A contra-ofensiva está em curso. Além de iniciativas voluntaristas como a do colectivo hacker Anonymous (que declarou uma guerra online contra o Estado Islâmico), os EUA e a União Europeia têm trabalhado com gigantes como a Google para a eliminação e denúncia imediata de conteúdos extremistas. De resto, e se antes era fácil encontrar vídeos de decapitações no YouTube e grupos salafistas no Facebook, agora estes conteúdos são quase que exclusivamente acessíveis através de serviços anónimos como o Pastebin ou o Vidme (ou nas profundezas recónditas da Deep Web).
É a privacidade que corre agora o risco de ser uma vítima colateral da luta antiterrorista. No Reino Unido, o primeiro-ministro David Cameron anunciou na terça-feira que defende a proibição de serviços de comunicação que não possam ser escutados ou lidos pelas forças de segurança. Na linha de fogo estão sistemas de troca de mensagens por smartphone como os populares WhatsApp, iMessage e Snapchat, e ferramentas de encriptação de ficheiros.
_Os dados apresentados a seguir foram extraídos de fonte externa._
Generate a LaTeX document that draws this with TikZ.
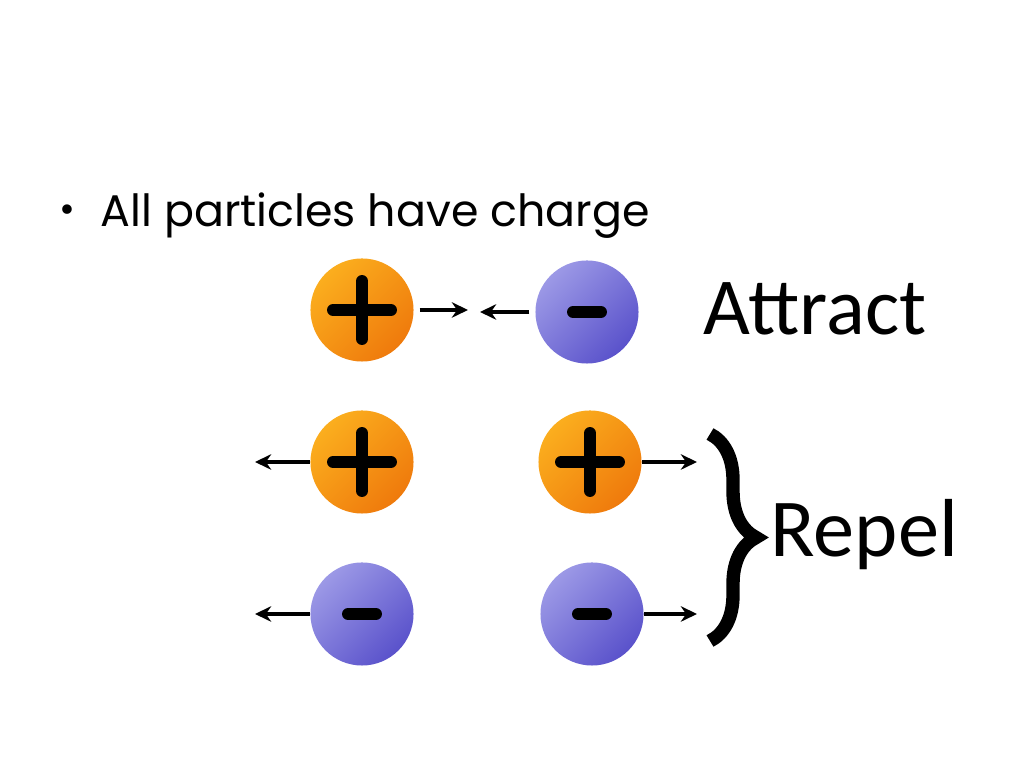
\documentclass[tikz,border=0pt]{standalone}
\usepackage{fontspec}
\setmainfont{Carlito}
\newfontfamily\gothic{Poppins}
\usetikzlibrary{arrows.meta,decorations.pathreplacing}

\definecolor{orangelight}{HTML}{FBAE1E}
\definecolor{orangedark}{HTML}{EF7A0C}
\definecolor{bluelight}{HTML}{9C99E6}
\definecolor{bluedark}{HTML}{5A52CB}

\begin{document}
\begin{tikzpicture}[x=0.01cm,y=-0.01cm]
\tikzstyle{every node}=[inner sep=0pt]
\tikzstyle{poscharge}=[circle,minimum size=1.03cm,top color=orangelight,bottom color=orangedark,shading angle=45]
\tikzstyle{negcharge}=[circle,minimum size=1.03cm,top color=bluelight,bottom color=bluedark,shading angle=45]
\tikzstyle{sign}=[line width=3.4pt,line cap=round]
\tikzstyle{push}=[line width=1pt,-{Stealth[length=4.6pt,width=4.4pt]}]
\tikzstyle{word}=[anchor=base west,font=\fontsize{23}{28}\selectfont]

\useasboundingbox (0,0) rectangle (1024,768);

% bullet line
\node (dot) at (67,214) {\gothic\fontsize{11}{14}\selectfont •};
\node[anchor=base west] (title) at (100,227) {\gothic\fontsize{12.6}{15}\selectfont All particles have charge};

% charges
\node[poscharge] (p1) at (362,310) {};
\node[negcharge] (m1) at (587,312) {};
\node[poscharge] (p2) at (362,462) {};
\node[poscharge] (p3) at (590,462) {};
\node[negcharge] (m2) at (362,614) {};
\node[negcharge] (m3) at (592,614) {};

\foreach \n in {p1,p2,p3}
  \draw[sign] (\n) +(-29,0) -- +(29,0) (\n) +(0,-29) -- +(0,29);
\foreach \n in {m1,m2,m3}
  \draw[sign] (\n) +(-14,0) -- +(14,0);

% forces
\coordinate (a1) at (468,310);
\coordinate (a2) at (480,312);
\coordinate (r1) at (255,462);
\coordinate (r2) at (697,462);
\coordinate (r3) at (255,614);
\coordinate (r4) at (697,614);
\draw[push] ([xshift=1.5pt]p1.east) -- (a1);
\draw[push] ([xshift=-1.5pt]m1.west) -- (a2);
\draw[push] (p2.west) -- (r1);
\draw[push] (p3.east) -- (r2);
\draw[push] (m2.west) -- (r3);
\draw[push] (m3.east) -- (r4);

% labels
\node[word] (attract) at (703,335) {Attract};
\coordinate (btop) at (710,434);
\coordinate (bbot) at (710,641);
\draw[line width=3.8pt,decorate,decoration={brace,amplitude=0.46cm}] (btop) -- (bbot);
\node[word,font=\fontsize{23.4}{28}\selectfont] (repel) at (770,557) {Repel};
\end{tikzpicture}
\end{document}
Cameron admite que a medida é “muito intrusiva” mas considera-a “absolutamente correcta”.
Os opositores da proposta notam que jornalistas e as suas fontes, testemunhas de crimes ou opositores de regimes ditatoriais vão perder a possibilidade de comunicar sob anonimato. Para Londres, esse é o preço a pagar pela segurança: uma internet cada vez mais vigiada. O debate promete atravessar fronteiras.